Jour D

Il était 7h. Maman est montée les escaliers qui ont craquelé fort et notre attente. « Iels viennent d’appeler. Il faut qu’on y aille. C’est pour bientôt ». J’ai demandé c’est quoi bientôt ? Je peux prendre une douche ? Oui bien sûr, iels ont dit venez tranquillement. Tranquillement ça laisse le temps d’une douche. Alors j’ai lavé lentement soigneusement mes cheveux. J’ai même fait les deux, je m’en souviens. Shampoing et après-shampoing. Je les ai brossés, mes cheveux, ces cheveux, calmement, mécaniquement, méthodiquement, jusqu’à ce qu’ils respirent le doux à la jonquille-camomille. J’ai fait ça pour essayer de mettre de l’ordre quelque part, pour la maîtrise vous savez. Et aussi un peu pour être belle la dernière fois, je crois … Maman et Julien m’ont attendue quelques minutes, quelques petites minutes de rien du tout, tout juste assez pour que dans ce jour épais habillé de noir 

un petit détail brille

Et on est parti. C’est Julien qui a conduit. Le calme qu’on s’imposait était pesant de trop mais vous vouliez qu’on fasse comment et d’ailleurs pendant que mon cœur frappait pour survivre -lui- je me suis dit Laura respire et déjà ça, déjà ça…

« Tu as appelé Anne-Marie ? ». 

« Oui, elle n’y arrivera pas, elle garde les petits cousins ».

« D’accord ». 

Il faisait beau. On était le 2 juin. Depuis le parking de l’hôpital, on voyait à gauche la forêt ; et à droite la ville. En haut comme d’habitude le ciel et en bas le bruit de nos pas. Normal. Tout était à sa place. Et parce qu’on arrivait encore à le faire on marchait. « Vous êtes sûrs de vouloir, mes amours ? »

« Oui ».  

Vouloir te voir. 

On est entré. « Maman, je crois qu’il me faut un calmant ».
Puis on s’est annoncé à l’accueil, le formulaire Covid plus besoin. Elles savaient qui on était. Et surtout elles savaient où on allait : deuxième étage c’est par là-bas mais vous connaissez déjà allez-y. Ce demi-sourire non les lèvres légèrement étirées compatissantes elle a cru quoi mais c’est vrai je ferais quoi moi et les autres non plus personne ne sait…

Et ces marches qui m’étouffaient. Et ce couloir comme les autres depuis le début depuis toujours trop blanc, trop serré, qui puait et qui sans doute pue toujours, surprenant parce que ce ne sont pas les mêmes qui sont là mais l’odeur elle c’est toujours pareil. Bien sûr que c’était trop haut, trop loin, trop dur. Bien sûr que j’avais peur.

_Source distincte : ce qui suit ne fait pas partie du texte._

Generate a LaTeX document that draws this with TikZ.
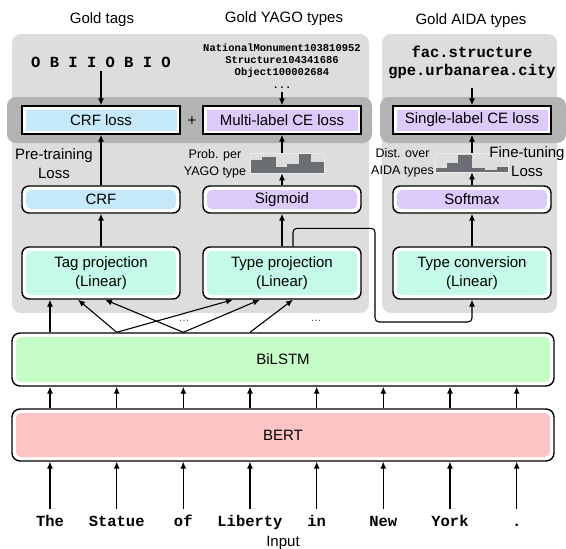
\documentclass[tikz,border=0pt]{standalone}
\usepackage{fontspec}
\setmainfont{Liberation Sans}
\setmonofont{Liberation Mono}
\usetikzlibrary{arrows.meta}
\definecolor{panelc}{HTML}{DDDDDD}
\definecolor{bandc}{HTML}{B3B3B3}
\definecolor{cblue}{HTML}{C6E9FA}
\definecolor{cpurple}{HTML}{DCCAFA}
\definecolor{cmint}{HTML}{C4FAE6}
\definecolor{cgreen}{HTML}{C6FCC6}
\definecolor{cpink}{HTML}{FCC4C4}
\definecolor{histc}{HTML}{6B6E73}
\newcommand{\myfs}{\fontsize{15}{19}\selectfont}
\newcommand{\mysm}{\fontsize{12.5}{17}\selectfont}
\newcommand{\mymono}{\ttfamily\bfseries\fontsize{15.5}{18}\selectfont}
\newcommand{\mytiny}{\ttfamily\bfseries\fontsize{10.5}{12.3}\selectfont}
\begin{document}
\begin{tikzpicture}[x=1pt,y=-1pt,font=\myfs,
  arr/.style={-{Latex[length=7pt,width=6pt]}, line width=1.1pt},
  lossbox/.style={draw, line width=1.4pt, fill=white, minimum width=158pt, minimum height=28pt, inner sep=0pt,
    path picture={\fill[#1] ([shift={(3.5pt,3.5pt)}]path picture bounding box.south west) rectangle ([shift={(-3.5pt,-3.5pt)}]path picture bounding box.north east);}},
  rbox/.style={draw, line width=1.4pt, fill=white, rounded corners=7pt, minimum width=158pt, minimum height=27pt, inner sep=0pt, align=center,
    path picture={\fill[#1, rounded corners=5pt] ([shift={(4pt,4pt)}]path picture bounding box.south west) rectangle ([shift={(-4pt,-4pt)}]path picture bounding box.north east);}},
  word/.style={font=\mymono, text height=11pt, text depth=3pt, inner ysep=6pt, inner xsep=0pt},
  hbox/.style={draw=white!85!gray, line width=0.7pt, inner sep=0pt}
]
\useasboundingbox (0,0) rectangle (566,549);

% panels and bands
\fill[panelc, rounded corners=9pt] (12,34) rectangle (369,313);
\fill[panelc, rounded corners=9pt] (382,34) rectangle (557,313);
\fill[bandc, rounded corners=9pt] (7,97) rectangle (372,143);
\fill[bandc, rounded corners=9pt] (380,97) rectangle (566,143);

% titles
\node (t1) at (102,20) {Gold tags};
\node (t2) at (284,19) {Gold YAGO types};
\node (t3) at (471,21) {Gold AIDA types};

% gold labels
\node[font=\mymono] (tags) at (101,62) {O B I I O B I O};
\node[font=\mytiny, align=center] (yago) at (282,66) {NationalMonument103810952\\Structure104341686\\Object100002684\\...};
\node[font=\mymono, align=center] (aida) at (472,62) {fac.structure\\gpe.urbanarea.city};

% loss boxes
\node[lossbox=cblue] (crfloss) at (101,120) {CRF loss};
\node[lossbox=cpurple] (mlloss) at (282,120) {Multi-label CE loss};
\node[lossbox=cpurple] (slloss) at (472,120) {Single-label CE loss};
\node (plus) at (192,121) {+};

% output layers
\node[rbox=cblue] (crf) at (101,199.5) {CRF};
\node[rbox=cpurple] (sig) at (282,199.5) {Sigmoid};
\node[rbox=cpurple] (soft) at (472,199.5) {Softmax};

% projections
\node[rbox=cmint, minimum height=52pt] (tagp) at (101,273) {Tag projection\\(Linear)};
\node[rbox=cmint, minimum height=52pt] (typep) at (282,273) {Type projection\\(Linear)};
\node[rbox=cmint, minimum height=52pt] (conv) at (472,273) {Type conversion\\(Linear)};

% encoder
\node[rbox=cgreen, minimum width=542pt, minimum height=53pt, rounded corners=8pt] (bilstm) at (283,359.5) {BiLSTM};
\node[rbox=cpink, minimum width=542pt, minimum height=52pt, rounded corners=8pt] (bert) at (283,435) {BERT};

% histograms
\foreach \a/\b/\t in {250/262/160, 262/276/157, 276/287/167, 287/299/164, 299/311/153, 311/324/162}
  \fill[histc] (\a,\t) rectangle (\b,173);
\node[hbox, minimum width=74pt, minimum height=20pt] (yh) at (287,163) {};
\foreach \a/\b/\t in {435/447/168, 447/458/163, 458/472/155, 472/485/168, 485/497/170, 497/508/167}
  \fill[histc] (\a,\t) rectangle (\b,172);
\node[hbox, minimum width=73pt, minimum height=19pt] (ah) at (471.5,162.5) {};

% side labels
\node[font=\mysm, align=center] (ppt) at (215,164) {Prob. per\\YAGO type};
\node[font=\mysm, align=center] (dist) at (402.5,163) {Dist. over\\AIDA types};
\node[align=center] (ftl) at (527,162) {Fine-tuning\\Loss};
\node[align=center] (ptl) at (54,164) {Pre-training\\Loss};

% top arrows
\draw[arr] (tags.south) -- (crfloss.north);
\draw[arr] (yago.south) -- (mlloss.north);
\draw[arr] ([yshift=-6pt]aida.south) -- (slloss.north);
\draw[arr] (crf.north) -- (crfloss.south);
\draw[arr] (sig.north) -- (sig.north |- yh.south);
\draw[arr] (sig.north |- yh.north) -- (mlloss.south);
\draw[arr] (soft.north) -- (soft.north |- ah.south);
\draw[arr] (soft.north |- ah.north) -- (slloss.south);
\draw[arr] (tagp.north) -- (crf.south);
\draw[arr] (typep.north) -- (sig.south);
\draw[arr] (conv.north) -- (soft.south);

% connector type projection -> type conversion
\draw[arr, rounded corners=4pt] ([xshift=11pt]typep.north) -- ++(0,-18) -| (375,322) -| (conv.south);

% words
\foreach \i/\x/\w in {1/50/The, 2/116.7/Statue, 3/183.3/of, 4/250/Liberty, 5/316.7/in, 6/383.3/New, 7/450/York, 8/516.7/.}
  \node[word] (w\i) at (\x,522) {\w};
\node (inp) at (283,543) {Input};

\foreach \i in {1,...,8} {
  \draw[arr] (w\i.north) -- (w\i |- bert.south);
  \draw[arr] (w\i |- bert.north) -- (w\i |- bilstm.south);
}

% BiLSTM -> projections
\draw[arr] (w1 |- bilstm.north) -- (tagp.south -| w1);
\draw[arr] (w2 |- bilstm.north) -- ([xshift=-23pt]tagp.south);
\draw[arr] (w3 |- bilstm.north) -- ([xshift=4pt]tagp.south);
\draw[arr] (w2 |- bilstm.north) -- ([xshift=-49pt]typep.south);
\draw[arr] (w3 |- bilstm.north) -- ([xshift=-22pt]typep.south);
\draw[arr] (w4 |- bilstm.north) -- ([xshift=11pt]typep.south);
\node[font=\fontsize{11}{12}\selectfont, text=black!70] (d1) at (184,321) {\ldots};
\node[font=\fontsize{11}{12}\selectfont, text=black!70] (d2) at (316,321) {\ldots};
\end{tikzpicture}
\end{document}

Et pourtant lentement on est monté, ensemble, les trois à côté chacun·e seul·e, on a affronté une à une ces marches interminables comme on aurait… Je sais pas finalement, comparer quoi pourquoi ? En face de nous des dizaines de dessins, de mots gentils. Sur un panneau celui-ci : merci. Merci. Majuscule. Je me suis dit merci qui ? À lui d’avoir été là ou à elleux d’être avec nous pour le lui dire ?

Au sommet ou au fond le médecin lui au milieu du couloir debout comme nous différent puisqu’ailleurs, proche mais de loin il nous a dit bonjour. Sa voix était accueillante, chaleureuse, confiante. Tout était à sa place oui puisqu’iels l’avaient dit oui iels avaient bien dit venez vous avez le temps… non ? Non. Je l’ai senti dans son visage, ses gestes. Un décalage dans sa posture et dans la demi-seconde de trop qu’il a prise avant de nous dire de le suivre. Ou alors dans son regard. Oui, c’était plutôt dans son regard, dans ses yeux au fond desquels cette lueur redoutée redoutable infernale qui disait

 désolé, vraiment navré, il est parti sans vous.  

Alors, après

ou avant on a compris. Le médecin a ouvert la porte pour nous laisser entrer. Maman pleurait. Julien je ne sais pas. Moi non plus. À la question « Combien de temps ? » – « Quelques minutes ».

Et on était là planté·e·s autour de lui éteint

et mes cheveux qui brillaient pour rien.